▸ **What to produce**: In the listing below, find the line with "time_res = [0.699, 0.491, 0.401, 0.349, 0.312, 0.283]", then repeat exactly every line from the top through that one.

· · ·

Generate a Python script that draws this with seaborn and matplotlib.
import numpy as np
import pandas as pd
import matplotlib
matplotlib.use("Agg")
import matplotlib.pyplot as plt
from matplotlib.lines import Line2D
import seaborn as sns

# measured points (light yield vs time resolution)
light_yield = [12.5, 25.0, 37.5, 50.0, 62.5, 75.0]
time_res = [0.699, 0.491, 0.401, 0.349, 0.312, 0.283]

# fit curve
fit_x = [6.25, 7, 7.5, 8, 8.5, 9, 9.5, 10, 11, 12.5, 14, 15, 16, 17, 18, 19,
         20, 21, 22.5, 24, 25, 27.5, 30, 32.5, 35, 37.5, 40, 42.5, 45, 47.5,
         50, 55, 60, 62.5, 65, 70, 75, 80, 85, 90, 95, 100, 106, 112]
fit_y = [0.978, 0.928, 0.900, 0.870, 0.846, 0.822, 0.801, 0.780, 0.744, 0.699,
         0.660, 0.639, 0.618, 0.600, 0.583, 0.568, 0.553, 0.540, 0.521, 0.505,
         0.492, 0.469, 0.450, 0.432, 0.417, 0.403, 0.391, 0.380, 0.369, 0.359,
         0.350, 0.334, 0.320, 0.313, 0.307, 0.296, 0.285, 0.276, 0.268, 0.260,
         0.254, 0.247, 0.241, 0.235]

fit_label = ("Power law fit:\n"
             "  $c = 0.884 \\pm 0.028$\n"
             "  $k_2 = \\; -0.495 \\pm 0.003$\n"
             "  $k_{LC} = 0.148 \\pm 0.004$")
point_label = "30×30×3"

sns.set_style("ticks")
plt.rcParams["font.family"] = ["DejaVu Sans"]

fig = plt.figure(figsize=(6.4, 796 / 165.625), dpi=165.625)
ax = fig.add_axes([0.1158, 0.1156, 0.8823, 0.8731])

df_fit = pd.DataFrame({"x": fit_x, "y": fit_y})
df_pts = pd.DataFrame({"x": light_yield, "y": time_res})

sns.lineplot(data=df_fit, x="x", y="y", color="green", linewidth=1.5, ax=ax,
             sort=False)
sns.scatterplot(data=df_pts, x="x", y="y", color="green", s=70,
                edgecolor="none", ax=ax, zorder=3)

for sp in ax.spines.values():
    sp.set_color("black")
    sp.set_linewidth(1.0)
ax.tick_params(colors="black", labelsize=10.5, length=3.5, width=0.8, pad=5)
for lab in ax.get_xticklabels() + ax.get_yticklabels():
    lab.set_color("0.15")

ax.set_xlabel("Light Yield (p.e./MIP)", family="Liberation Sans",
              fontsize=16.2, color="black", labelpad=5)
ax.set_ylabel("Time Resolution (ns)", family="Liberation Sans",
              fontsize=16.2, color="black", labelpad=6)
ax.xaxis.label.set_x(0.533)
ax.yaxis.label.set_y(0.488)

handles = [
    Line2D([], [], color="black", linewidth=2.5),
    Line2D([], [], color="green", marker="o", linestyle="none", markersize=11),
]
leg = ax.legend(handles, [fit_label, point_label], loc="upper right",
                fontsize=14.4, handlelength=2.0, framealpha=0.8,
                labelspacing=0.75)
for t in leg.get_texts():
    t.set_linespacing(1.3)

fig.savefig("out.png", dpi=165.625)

· · ·

▸ **Full response**:
Generate a Python script that draws this with seaborn and matplotlib.
import numpy as np
import pandas as pd
import matplotlib
matplotlib.use("Agg")
import matplotlib.pyplot as plt
from matplotlib.lines import Line2D
import seaborn as sns

# measured points (light yield vs time resolution)
light_yield = [12.5, 25.0, 37.5, 50.0, 62.5, 75.0]
time_res = [0.699, 0.491, 0.401, 0.349, 0.312, 0.283]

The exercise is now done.